Parliamentarians emphasise importance of NATO’s Science and Technology network for COVID-19 response, address emerging technologies in urban warfare

06 July 2020

Video of the meeting can be found at the bottom of the page


NATO’s Science and Technology (S&T) network is making an active and important contribution to tackle the COVID-19 pandemic, parliamentarians learned during an online meeting of the NATO Parliamentary Assembly’s Science and Technology Committee on 6 July. Presenting a draft report on the role of science and technology in addressing the health crisis to the Committee, Kevan Jones (United Kingdom), chairperson of the Committee, provided a short overview of NATO’s efforts on this issue. 

S&T, particularly emerging and disruptive technologies, are of crucial importance in the fight against the coronavirus. They will also play a pivotal role in tackling future pandemics.  Robotics, biotechnology, Big Data and Advanced Analytics (BDAA), and Artificial Intelligence are already used to good effect in the current pandemic and will become even more important to mitigate, or ideally prevent, future pandemics. 

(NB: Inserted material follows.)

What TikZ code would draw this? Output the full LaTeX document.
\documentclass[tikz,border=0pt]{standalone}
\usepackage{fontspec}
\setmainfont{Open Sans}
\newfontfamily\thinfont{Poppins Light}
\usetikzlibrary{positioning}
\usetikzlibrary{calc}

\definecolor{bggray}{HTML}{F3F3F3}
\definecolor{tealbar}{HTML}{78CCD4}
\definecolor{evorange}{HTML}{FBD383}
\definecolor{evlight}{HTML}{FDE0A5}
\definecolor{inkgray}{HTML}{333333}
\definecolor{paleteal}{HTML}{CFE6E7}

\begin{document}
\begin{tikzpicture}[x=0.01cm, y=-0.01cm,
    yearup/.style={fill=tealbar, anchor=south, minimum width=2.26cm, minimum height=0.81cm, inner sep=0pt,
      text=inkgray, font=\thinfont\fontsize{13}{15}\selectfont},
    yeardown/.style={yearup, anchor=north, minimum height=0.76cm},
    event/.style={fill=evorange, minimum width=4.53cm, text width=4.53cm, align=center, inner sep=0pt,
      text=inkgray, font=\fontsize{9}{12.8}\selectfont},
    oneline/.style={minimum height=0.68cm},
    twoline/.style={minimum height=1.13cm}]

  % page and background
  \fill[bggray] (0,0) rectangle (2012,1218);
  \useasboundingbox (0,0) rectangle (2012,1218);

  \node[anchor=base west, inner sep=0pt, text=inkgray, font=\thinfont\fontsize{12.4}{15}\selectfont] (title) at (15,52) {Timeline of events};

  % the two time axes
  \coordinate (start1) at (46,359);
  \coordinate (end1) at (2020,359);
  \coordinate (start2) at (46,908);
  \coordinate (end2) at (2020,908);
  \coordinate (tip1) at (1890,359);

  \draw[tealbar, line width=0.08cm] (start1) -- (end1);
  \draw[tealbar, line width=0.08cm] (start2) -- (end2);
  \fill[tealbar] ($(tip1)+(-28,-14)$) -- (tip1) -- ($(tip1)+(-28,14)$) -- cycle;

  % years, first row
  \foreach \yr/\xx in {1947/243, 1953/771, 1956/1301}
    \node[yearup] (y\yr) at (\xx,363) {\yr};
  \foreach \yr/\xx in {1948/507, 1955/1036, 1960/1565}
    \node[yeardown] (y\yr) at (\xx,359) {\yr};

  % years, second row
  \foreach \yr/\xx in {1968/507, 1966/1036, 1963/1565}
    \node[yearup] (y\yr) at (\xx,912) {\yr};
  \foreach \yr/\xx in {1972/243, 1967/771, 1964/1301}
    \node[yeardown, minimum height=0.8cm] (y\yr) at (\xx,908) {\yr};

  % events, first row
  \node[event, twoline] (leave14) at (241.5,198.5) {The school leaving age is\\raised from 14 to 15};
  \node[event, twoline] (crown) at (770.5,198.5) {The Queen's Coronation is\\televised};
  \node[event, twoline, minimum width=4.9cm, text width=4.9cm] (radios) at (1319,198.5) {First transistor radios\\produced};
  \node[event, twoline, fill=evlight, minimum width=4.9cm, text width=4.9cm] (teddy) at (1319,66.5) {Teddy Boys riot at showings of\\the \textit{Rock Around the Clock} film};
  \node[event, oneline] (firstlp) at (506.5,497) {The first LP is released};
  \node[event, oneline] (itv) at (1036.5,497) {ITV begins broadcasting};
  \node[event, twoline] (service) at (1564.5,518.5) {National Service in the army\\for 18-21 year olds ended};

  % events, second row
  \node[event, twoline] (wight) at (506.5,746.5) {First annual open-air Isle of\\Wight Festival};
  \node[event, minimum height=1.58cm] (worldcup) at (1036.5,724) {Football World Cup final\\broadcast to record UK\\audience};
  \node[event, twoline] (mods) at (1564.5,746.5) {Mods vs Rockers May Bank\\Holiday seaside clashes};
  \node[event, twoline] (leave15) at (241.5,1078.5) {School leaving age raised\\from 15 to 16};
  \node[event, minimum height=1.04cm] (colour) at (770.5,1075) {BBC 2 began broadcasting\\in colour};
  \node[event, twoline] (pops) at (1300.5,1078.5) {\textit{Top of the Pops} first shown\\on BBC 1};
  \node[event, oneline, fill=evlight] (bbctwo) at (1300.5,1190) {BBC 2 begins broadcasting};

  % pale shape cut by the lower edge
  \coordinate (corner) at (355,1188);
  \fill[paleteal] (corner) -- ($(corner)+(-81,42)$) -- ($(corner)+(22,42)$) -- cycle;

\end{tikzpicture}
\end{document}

NATO promotes sophisticated projects through the active involvement of its S&T community.  NATO has launched several initiatives to support international efforts to help tackle the COVID-19 pandemic. NATO’s S&T network, the world’s largest collaborative research forum in the field of defence and security, helps to speed up the process of generating resilience and make it more effective.  

However, while recognising the important role of technology in overcoming the COVID-19 pandemic, Kevan Jones cautioned that “we must also not ignore the considerable ethical, legal, and policy issues that arise with the rapid advancement of these technologies”.  

Increasingly easy access to and reduced costs of technology could allow almost anyone to set up a bio-engineering laboratory in a backyard or basement. To prevent misuse of these technologies, existing regulations and safeguards must be evaluated and updated, if necessary. Mr Jones called upon his colleagues to have “a substantive public discourse on how emerging, disruptive technology should be used”. Delegates agreed that parliaments should, and will, play an important role in this discourse.  

The draft report also includes a number of recommendations to increase the capacity of NATO’s S&T network. To strengthen resilience against future pandemics Allies should, among other things, seek to expand its existing S&T network by strengthening cooperation with other organisations – particularly with the European Union – and develop a dialogue between NATO and international organisations on resilience, S&T, and civil emergency planning, Mr Jones suggested.  

NATO Parliamentarians also discussed a draft report by French parliamentarian Philippe Michel-Kleisbauer on technology as an enabler for successful urban combat operations.

Urban areas represent the most complex operational environment for military forces. Urban warfare is characterised by three elements that pose problems for military operations: terrain, infrastructure, and population, with the latter being the most important.   

“The protection of the civilian population and the prevention of collateral damage are priorities for NATO forces”, according to Mr Michel-Kleisbauer. He noted that NATO formally reaffirmed its commitment to respect the rules and principles of international humanitarian law in December 2019.  

“The best way to limit casualties among the armed forces and civilians is through training and exercises”, the rapporteur said and added that Alliance members are adapting their existing training facilities to the urban environment.   

While training and technological advances are mitigating the risks to civilians and avoiding collateral damage, unconventional armed groups also benefit from commercially available technology. Equally important is their ability to organise, mobilise, communicate, and recruit through social networks, he said. Therefore, the control of information and cyberspace is increasingly important in urban warfare, he stressed. NATO members must therefore consider ways to control the proliferation of technologies – including those from the private sector – that could be used by non-state actors in urban combat. 

“Alliance members should make greater use of NATO's scientific and technological community to promote the development of new technologies to increase combat capabilities in urban areas”, Mr Michel-Kleisbauer concluded.